**To do:**
Reproduce the listing below word for word, with no pictures.

**Supplied material:**
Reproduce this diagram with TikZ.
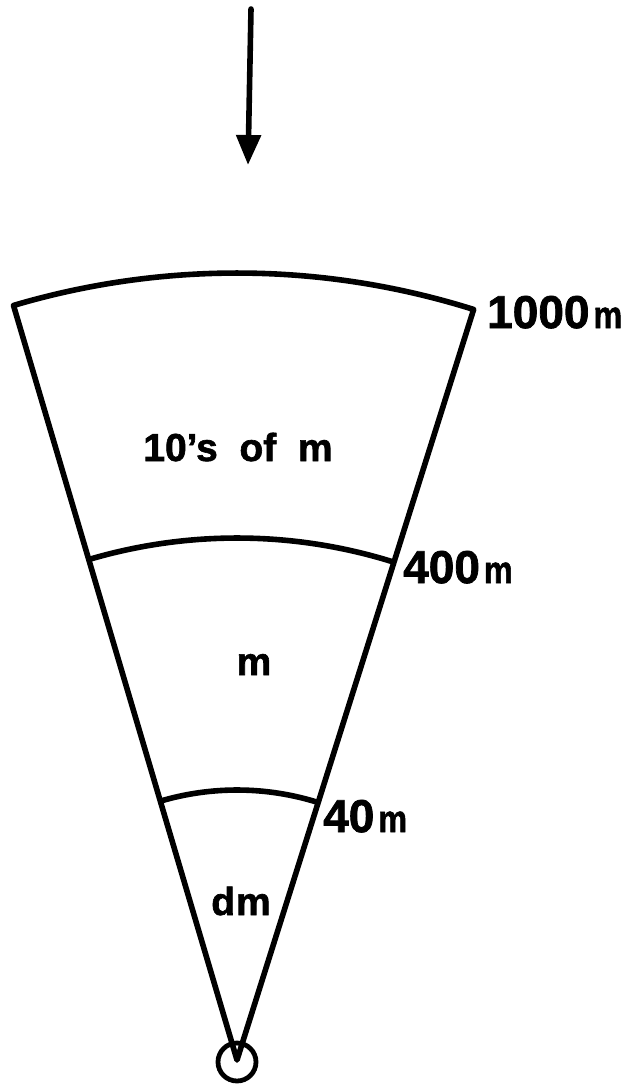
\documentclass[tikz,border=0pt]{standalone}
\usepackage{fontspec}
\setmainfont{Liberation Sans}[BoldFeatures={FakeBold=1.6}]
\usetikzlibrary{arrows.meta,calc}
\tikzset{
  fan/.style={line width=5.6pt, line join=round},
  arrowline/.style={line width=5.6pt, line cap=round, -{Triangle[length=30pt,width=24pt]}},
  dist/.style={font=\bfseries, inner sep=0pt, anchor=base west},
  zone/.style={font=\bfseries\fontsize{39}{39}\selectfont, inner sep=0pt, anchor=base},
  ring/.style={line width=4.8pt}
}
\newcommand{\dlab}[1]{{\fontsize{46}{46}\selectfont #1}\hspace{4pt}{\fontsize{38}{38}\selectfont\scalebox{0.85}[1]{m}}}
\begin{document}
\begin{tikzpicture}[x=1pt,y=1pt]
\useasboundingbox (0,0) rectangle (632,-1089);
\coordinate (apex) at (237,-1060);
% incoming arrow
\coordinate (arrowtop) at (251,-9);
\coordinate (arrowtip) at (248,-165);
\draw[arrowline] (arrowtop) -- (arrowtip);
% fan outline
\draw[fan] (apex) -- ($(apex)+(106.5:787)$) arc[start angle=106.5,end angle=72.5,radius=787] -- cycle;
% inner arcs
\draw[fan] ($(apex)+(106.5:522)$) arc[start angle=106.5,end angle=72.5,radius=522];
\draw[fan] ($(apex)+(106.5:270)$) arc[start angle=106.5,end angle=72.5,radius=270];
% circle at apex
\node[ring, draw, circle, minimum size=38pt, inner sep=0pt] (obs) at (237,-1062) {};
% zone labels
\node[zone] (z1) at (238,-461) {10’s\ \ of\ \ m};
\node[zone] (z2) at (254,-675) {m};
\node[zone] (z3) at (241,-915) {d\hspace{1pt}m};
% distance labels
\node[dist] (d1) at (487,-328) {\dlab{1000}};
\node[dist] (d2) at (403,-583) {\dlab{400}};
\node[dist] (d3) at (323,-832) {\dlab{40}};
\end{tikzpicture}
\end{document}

**Response:**
Reproduce this diagram with TikZ.
\documentclass[tikz,border=0pt]{standalone}
\usepackage{fontspec}
\setmainfont{Liberation Sans}[BoldFeatures={FakeBold=1.6}]
\usetikzlibrary{arrows.meta,calc}
\tikzset{
  fan/.style={line width=5.6pt, line join=round},
  arrowline/.style={line width=5.6pt, line cap=round, -{Triangle[length=30pt,width=24pt]}},
  dist/.style={font=\bfseries, inner sep=0pt, anchor=base west},
  zone/.style={font=\bfseries\fontsize{39}{39}\selectfont, inner sep=0pt, anchor=base},
  ring/.style={line width=4.8pt}
}
\newcommand{\dlab}[1]{{\fontsize{46}{46}\selectfont #1}\hspace{4pt}{\fontsize{38}{38}\selectfont\scalebox{0.85}[1]{m}}}
\begin{document}
\begin{tikzpicture}[x=1pt,y=1pt]
\useasboundingbox (0,0) rectangle (632,-1089);
\coordinate (apex) at (237,-1060);
% incoming arrow
\coordinate (arrowtop) at (251,-9);
\coordinate (arrowtip) at (248,-165);
\draw[arrowline] (arrowtop) -- (arrowtip);
% fan outline
\draw[fan] (apex) -- ($(apex)+(106.5:787)$) arc[start angle=106.5,end angle=72.5,radius=787] -- cycle;
% inner arcs
\draw[fan] ($(apex)+(106.5:522)$) arc[start angle=106.5,end angle=72.5,radius=522];
\draw[fan] ($(apex)+(106.5:270)$) arc[start angle=106.5,end angle=72.5,radius=270];
% circle at apex
\node[ring, draw, circle, minimum size=38pt, inner sep=0pt] (obs) at (237,-1062) {};
% zone labels
\node[zone] (z1) at (238,-461) {10’s\ \ of\ \ m};
\node[zone] (z2) at (254,-675) {m};
\node[zone] (z3) at (241,-915) {d\hspace{1pt}m};
% distance labels
\node[dist] (d1) at (487,-328) {\dlab{1000}};
\node[dist] (d2) at (403,-583) {\dlab{400}};
\node[dist] (d3) at (323,-832) {\dlab{40}};
\end{tikzpicture}
\end{document}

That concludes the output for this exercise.